Bonus: save size when building CUDA kernels

The first optimization works well if you only need runtime libraries, but what if you need to build custom CUDA kernels before training? In this case, you'd have to use the devel base image, which is significantly larger at 5 GB (compared to the 800 MB of the base image).

Because we often modify custom kernels, multi-stage builds aren't practical; rebuilding the image every time would be too cumbersome.

Looking into the devel base image, one can notice that it installs a wide array of development packages:

apt-get install -y --no-install-recommends cuda-cudart-dev-11-8                   \
    cuda-command-line-tools-11-8 cuda-minimal-build-11-8 cuda-libraries-dev-11-8  \
    cuda-nvml-dev-11-8 libnpp-dev-11-8 libcusparse-dev-11-8 libcublas-dev-11-8    \
    libnccl-dev cuda-nsight-compute-11-8

This setup includes a debugger, the Nsight profiler, headers for specialized libraries, such as NVML. However, for model training, you definitely don't need a debugger or a profiler. Moreover, most CUDA kernels just perform arithmetic operations, and do not need specialized libraries, such as NCCL or cuBlas.

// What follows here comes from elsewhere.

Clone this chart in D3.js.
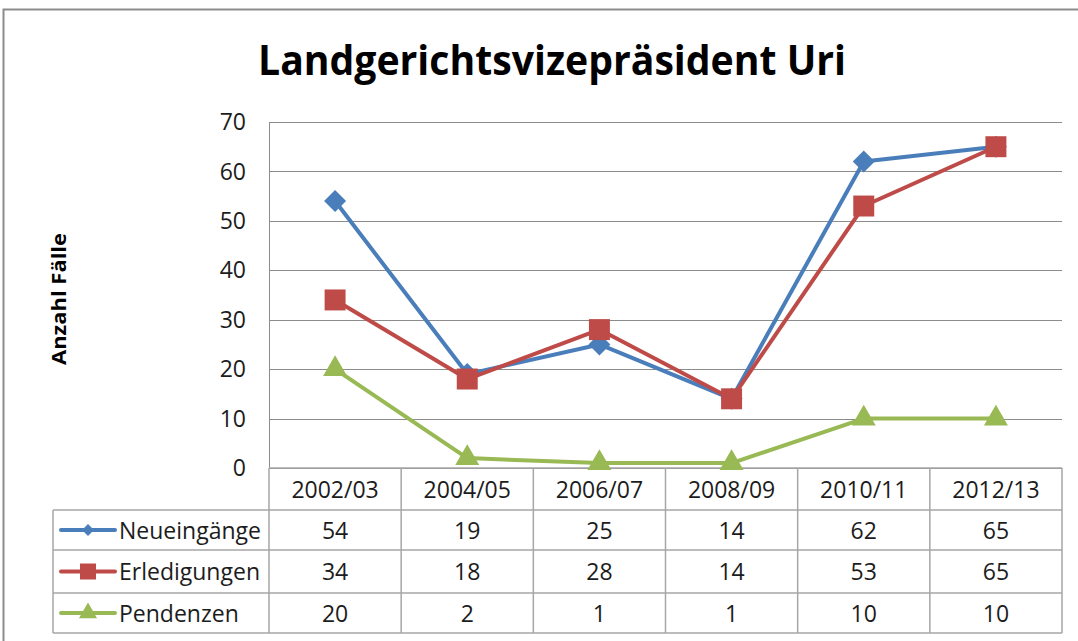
<!DOCTYPE html>
<html>
<head>
<meta charset="utf-8">
<script src="https://cdn.jsdelivr.net/npm/d3@7"></script>
<style>
  body { margin: 0; background: #fff; }
  text { font-family: "Open Sans", Lato, sans-serif; }
</style>
</head>
<body>
<div id="chart"></div>
<script>
const categories = ["2002/03", "2004/05", "2006/07", "2008/09", "2010/11", "2012/13"];
const neueingaenge = [54, 19, 25, 14, 62, 65];
const erledigungen = [34, 18, 28, 14, 53, 65];
const pendenzen = [20, 2, 1, 1, 10, 10];
const yTicks = [0, 10, 20, 30, 40, 50, 60, 70];

const series = [
    { name: "Neueingänge", values: neueingaenge, color: "#4A7EBB", symbol: d3.symbolDiamond2, size: 308, legendSize: 92 },
    { name: "Erledigungen", values: erledigungen, color: "#BE4B48", symbol: d3.symbolSquare2, size: 560, legendSize: 326 },
    { name: "Pendenzen", values: pendenzen, color: "#98B954", symbol: d3.symbolTriangle2, size: 412, legendSize: 232 }
];

const width = 1078, height = 641;
const plotLeft = 269, plotRight = 1062, plotTop = 122, plotBottom = 468;
const rowH = [42, 40, 43, 40];
const textColor = "#1c1c1c";

const svg = d3.select("#chart").append("svg")
    .attr("width", width)
    .attr("height", height);

// outer frame of the chart object
svg.append("path")
    .attr("d", `M3.5,${height} V9.5 H${width}`)
    .attr("fill", "none")
    .attr("stroke", "#8c8c8c")
    .attr("stroke-width", 2);

svg.append("text")
    .attr("x", 258)
    .attr("y", 75)
    .attr("font-size", 42)
    .attr("font-weight", "bold")
    .attr("textLength", 588)
    .attr("lengthAdjust", "spacingAndGlyphs")
    .text("Landgerichtsvizepräsident Uri");

var x = d3.scaleBand().domain(categories).range([plotLeft, plotRight]);
var y = d3.scaleLinear().domain([0, 70]).range([plotBottom, plotTop]);

// gridlines
svg.append("g")
    .selectAll("line")
    .data(yTicks)
    .enter()
    .append("line")
    .attr("x1", plotLeft)
    .attr("x2", plotRight)
    .attr("y1", d => Math.round(y(d)) + 0.5)
    .attr("y2", d => Math.round(y(d)) + 0.5)
    .attr("stroke", "#8c8c8c")
    .attr("stroke-width", 1);

var yAxis = svg.append("g")
    .attr("transform", `translate(${plotLeft},0)`)
    .call(d3.axisLeft(y).tickValues(yTicks).tickSize(0).tickPadding(23));
yAxis.select(".domain").attr("stroke", "#8c8c8c");
yAxis.selectAll("text")
    .attr("font-size", 23)
    .attr("fill", textColor)
    .attr("dy", "0.33em")
    .attr("font-family", "'Open Sans', sans-serif");

svg.append("text")
    .attr("transform", "translate(66,299) rotate(-90)")
    .attr("text-anchor", "middle")
    .attr("font-family", "'Liberation Sans', Arial, sans-serif")
    .attr("font-size", 20)
    .attr("font-weight", "bold")
    .attr("textLength", 132)
    .attr("lengthAdjust", "spacingAndGlyphs")
    .text("Anzahl Fälle");

// data table
var rowY = [plotBottom];
rowH.forEach((h, i) => rowY.push(rowY[i] + h));
var tableLeft = 53;

var grid = svg.append("g")
    .attr("stroke", "#a6a6a6")
    .attr("stroke-width", 1.5)
    .attr("fill", "none");

// horizontal lines
rowY.forEach((yy, i) => {
    grid.append("line")
        .attr("x1", i === 0 ? plotLeft : tableLeft)
        .attr("x2", plotRight)
        .attr("y1", yy)
        .attr("y2", yy);
});
// vertical lines
categories.forEach(c => {
    grid.append("line")
        .attr("x1", x(c)).attr("x2", x(c))
        .attr("y1", rowY[0]).attr("y2", rowY[4]);
});
grid.append("line").attr("x1", plotRight).attr("x2", plotRight).attr("y1", rowY[0]).attr("y2", rowY[4]);
grid.append("line").attr("x1", tableLeft).attr("x2", tableLeft).attr("y1", rowY[1]).attr("y2", rowY[4]);

svg.append("g")
    .selectAll("text")
    .data(categories)
    .enter()
    .append("text")
    .attr("x", d => x(d) + x.bandwidth() / 2)
    .attr("y", (rowY[0] + rowY[1]) / 2 + 9)
    .attr("text-anchor", "middle")
    .attr("font-size", 23)
    .attr("fill", textColor)
    .text(d => d);

series.forEach((s, i) => {
    var cy = (rowY[i + 1] + rowY[i + 2]) / 2;
    var row = svg.append("g");
    row.selectAll("text.val")
        .data(s.values)
        .enter()
        .append("text")
        .attr("x", (d, j) => x(categories[j]) + x.bandwidth() / 2)
        .attr("y", cy + 8.5)
        .attr("text-anchor", "middle")
        .attr("font-size", 23)
        .attr("fill", textColor)
        .text(d => d);

    row.append("line")
        .attr("x1", 61).attr("x2", 115)
        .attr("y1", cy).attr("y2", cy)
        .attr("stroke", s.color)
        .attr("stroke-width", 4)
        .attr("stroke-linecap", "round");
    row.append("path")
        .attr("d", d3.symbol().type(s.symbol).size(s.legendSize)())
        .attr("transform", `translate(88,${cy})`)
        .attr("fill", s.color);
    row.append("text")
        .attr("x", 119)
        .attr("y", cy + 8.5)
        .attr("font-size", 23)
        .attr("fill", textColor)
        .text(s.name);
});

// lines and markers
var line = d3.line()
    .x((d, i) => x(categories[i]) + x.bandwidth() / 2)
    .y(d => y(d));

series.forEach(s => {
    svg.append("path")
        .datum(s.values)
        .attr("d", line)
        .attr("fill", "none")
        .attr("stroke", s.color)
        .attr("stroke-width", 4)
        .attr("stroke-linejoin", "round");

    svg.append("g")
        .selectAll("path")
        .data(s.values)
        .enter()
        .append("path")
        .attr("d", d3.symbol().type(s.symbol).size(s.size))
        .attr("transform", (d, i) => `translate(${x(categories[i]) + x.bandwidth() / 2},${y(d)})`)
        .attr("fill", s.color);
});
</script>
</body>
</html>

The only crucial package is cuda-minimal-build. Adding this package to your Docker build increases the image size by just 100 MB, a small price for the ability to build custom kernels.

Conclusion

By carefully selecting the right base image and disabling unnecessary caching, you can significantly reduce the size of your PyTorch Docker images. These optimizations can lead to space savings of up to 60%, making your Docker setup more efficient and easier to manage.